Times of Israel, April 12, 2014
Somehow, somewhere along the line, I’ve got roped into doing more and more full-on ‘rebbetzin-esque’ duties at Nairobi Synagogue, where my hubbie is rabbi. My guerilla anti-rebbetzin campaign, it seems, is all for nought.
It started a month or two back. Margarita, a good friend in the community (yes, somehow, I seem to be finally gaining some friends along the way too), asked me casually if I’d join the Passover Seder planning committee. Imagining it would involve just a meeting or two to discuss just a matza ball or two, I said yes, of course, no problem.
Scroll forward to last week.

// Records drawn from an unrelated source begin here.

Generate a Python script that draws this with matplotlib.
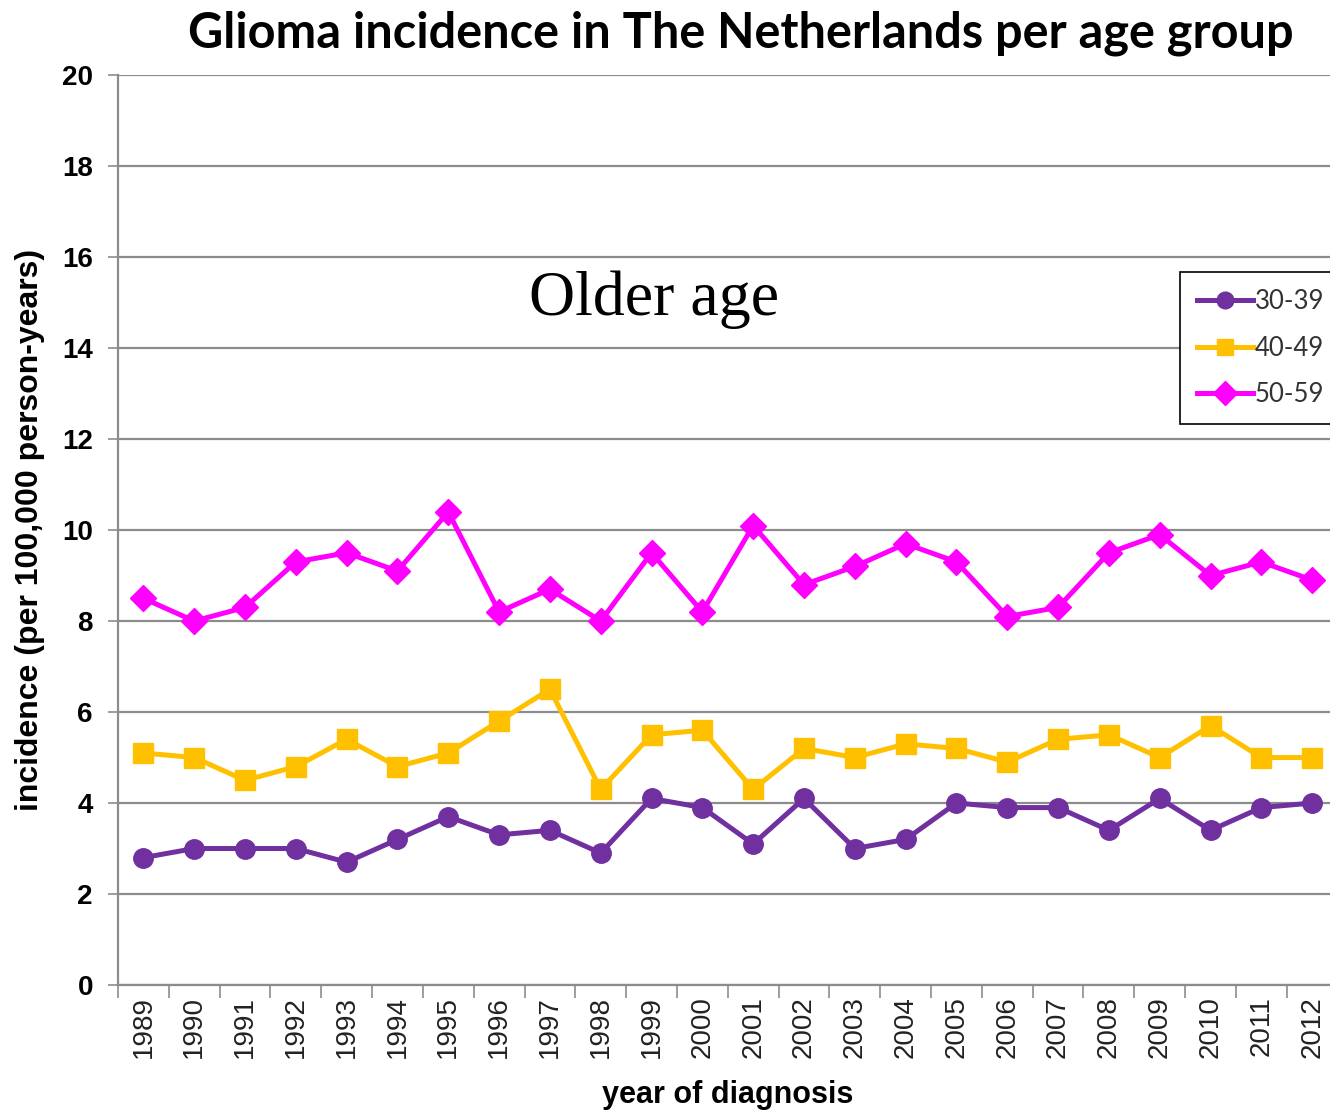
import matplotlib
matplotlib.use("Agg")
import matplotlib.pyplot as plt
import numpy as np

years = [str(y) for y in range(1989, 2013)]
age_30_39 = [2.8, 3.0, 3.0, 3.0, 2.7, 3.2, 3.7, 3.3, 3.4, 2.9, 4.1, 3.9,
             3.1, 4.1, 3.0, 3.2, 4.0, 3.9, 3.9, 3.4, 4.1, 3.4, 3.9, 4.0]
age_40_49 = [5.1, 5.0, 4.5, 4.8, 5.4, 4.8, 5.1, 5.8, 6.5, 4.3, 5.5, 5.6,
             4.3, 5.2, 5.0, 5.3, 5.2, 4.9, 5.4, 5.5, 5.0, 5.7, 5.0, 5.0]
age_50_59 = [8.5, 8.0, 8.3, 9.3, 9.5, 9.1, 10.4, 8.2, 8.7, 8.0, 9.5, 8.2,
             10.1, 8.8, 9.2, 9.7, 9.3, 8.1, 8.3, 9.5, 9.9, 9.0, 9.3, 8.9]
y_ticks = [0, 2, 4, 6, 8, 10, 12, 14, 16, 18, 20]

fig = plt.figure(figsize=(13.3, 11.13), dpi=100)
ax = fig.add_axes([0.0887, 0.115, 0.917, 0.8175])

x = np.arange(len(years))
ax.plot(x, age_30_39, color="#7030A0", lw=3.6, marker="o", ms=14,
        label="30-39", zorder=3)
ax.plot(x, age_40_49, color="#FFC000", lw=3.6, marker="s", ms=15,
        label="40-49", zorder=3)
ax.plot(x, age_50_59, color="#FF00FF", lw=3.6, marker="D", ms=13,
        label="50-59", zorder=3)

ax.set_xlim(-0.5, len(years) - 0.5)
ax.set_ylim(0, 20)
ax.set_yticks(y_ticks)
ax.set_yticklabels([str(v) for v in y_ticks], fontsize=20, fontweight="bold",
                   family="Liberation Sans")
ax.yaxis.grid(True, color="#8c8c8c", lw=1.6)
ax.set_axisbelow(True)

# year labels sit in the middle of each category, ticks on the boundaries
ax.set_xticks(x)
ax.set_xticklabels(years, rotation=90, fontsize=20, family="Liberation Sans",
                   color="#222222")
ax.tick_params(axis="x", length=0, pad=8)
ax.set_xticks(np.arange(len(years) + 1) - 0.5, minor=True)
ax.tick_params(axis="x", which="minor", length=9, width=1.2, color="#8c8c8c")
ax.tick_params(axis="y", length=7, width=1.2, color="#8c8c8c", pad=11)

for side in ["top", "right"]:
    ax.spines[side].set_visible(False)
for side in ["left", "bottom"]:
    ax.spines[side].set_color("#8c8c8c")
    ax.spines[side].set_linewidth(1.6)

ax.set_ylabel("incidence (per 100,000 person-years)", fontsize=23,
              fontweight="bold", family="Liberation Sans", labelpad=12)
ax.set_xlabel("year of diagnosis", fontsize=22, fontweight="bold",
              family="Liberation Sans", labelpad=16)

fig.text(0.557, 0.970, "Glioma incidence in The Netherlands per age group",
         ha="center", va="center", fontsize=35, fontweight="bold",
         family="Lato")
ax.text(0.492, 0.731, "Older age", transform=fig.transFigure, ha="center",
        va="center", fontsize=46, family="Liberation Serif")

leg = ax.legend(loc="upper left", bbox_to_anchor=(1180 / 1330, 1 - 272 / 1113),
                bbox_transform=fig.transFigure, frameon=True, fancybox=False,
                handlelength=2.2, handletextpad=0.05,
                labelspacing=0.85, borderpad=0.65, borderaxespad=0,
                prop={"family": "Lato", "size": 18.5})
leg.get_frame().set_edgecolor("black")
leg.get_frame().set_linewidth(1.2)
leg.get_frame().set_alpha(1)
for t in leg.get_texts():
    t.set_color("#333333")
for h in leg.legend_handles:
    h.set_markersize(12)

fig.savefig("out.png", dpi=100, facecolor="white")
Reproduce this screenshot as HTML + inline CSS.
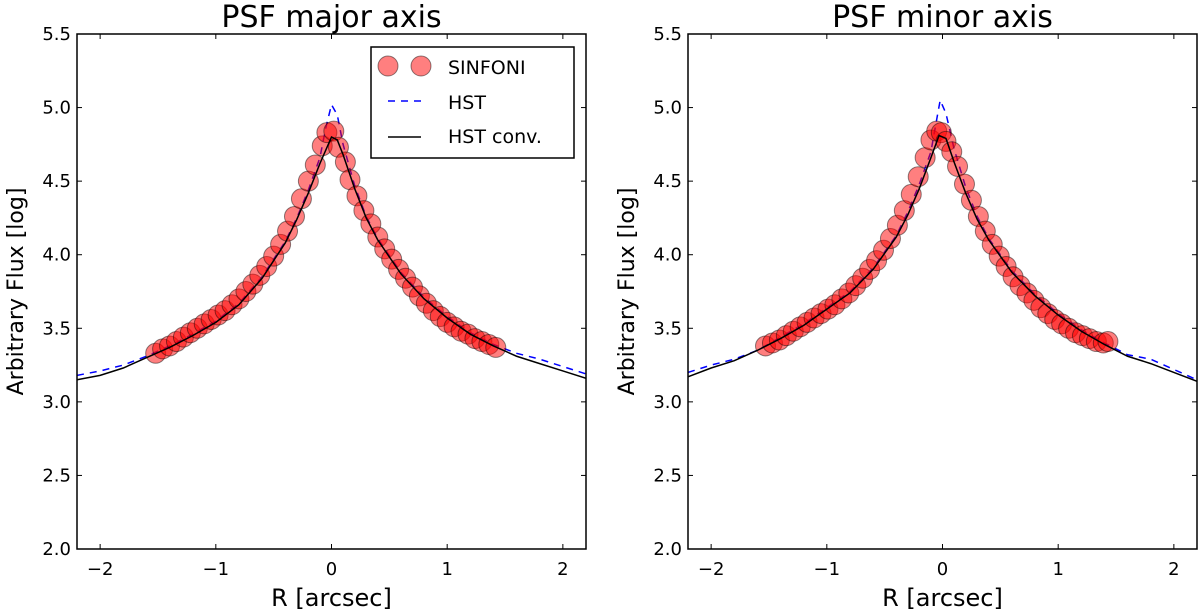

Somehow, over 80 people have now reserved a spot at the Seder; somehow, the menu now involves a vast array of intricate dishes, most of which can only be prepared at the last minute; and to top it off, somehow, all the people on said committee seem to have left Nairobi temporarily and disappeared overseas.
Leaving just two of us ‘fryerim‘ (as the Israelis put it so eloquently), Margarita and me, to direct the multi-faceted operation and ensure that a three-course banquet, involving table hiring, flower arranging, seder plating, volunteer gathering, staff managing, market shopping and vegetable chopping will be prepared in time and the evening will go off swimmingly.
And the weird thing about it all – I’m enjoying every minute of it. Weeeird.
The whole process has been really entertaining – we’ve spent half the time giggling, and the other half haggling raucously at the fruit and veg Hawkers’ Market in central Nairobi with bemused market vendors, or cooking up a veritable storm in the synagogue kitchen, while debating vigourously over the sweetness levels of our haroset (me – too sweet – M – not sweet enough) or the garlic levels of our vegetarian main (me – too much garlic, M – not enough).
Man, I’ve even enjoyed making gargantuan vats of GEFILTE FISH. What is happening to me? (Although I did make sure it was Marg to get her dainty paws stuck into the gefilte mixture, meaning she would be the one to scare off her nearest and dearest that night with that overpowering heimishe whiff of chopped fish and not me).
In the meantime, the synagogue’s new back-up generator is experiencing birthing pains just as Kenya Power has decided to wreak particular havoc on the power supply to our part of town, people keep trying to book spots for the Seder at the last minute, and instead of going to bed so as to be wide awake for the last two daunting days of the cooking marathon ahead of us, I’m sitting here blogging.
Well, happy Passover to anyone out there, from here in the heart of East Africa.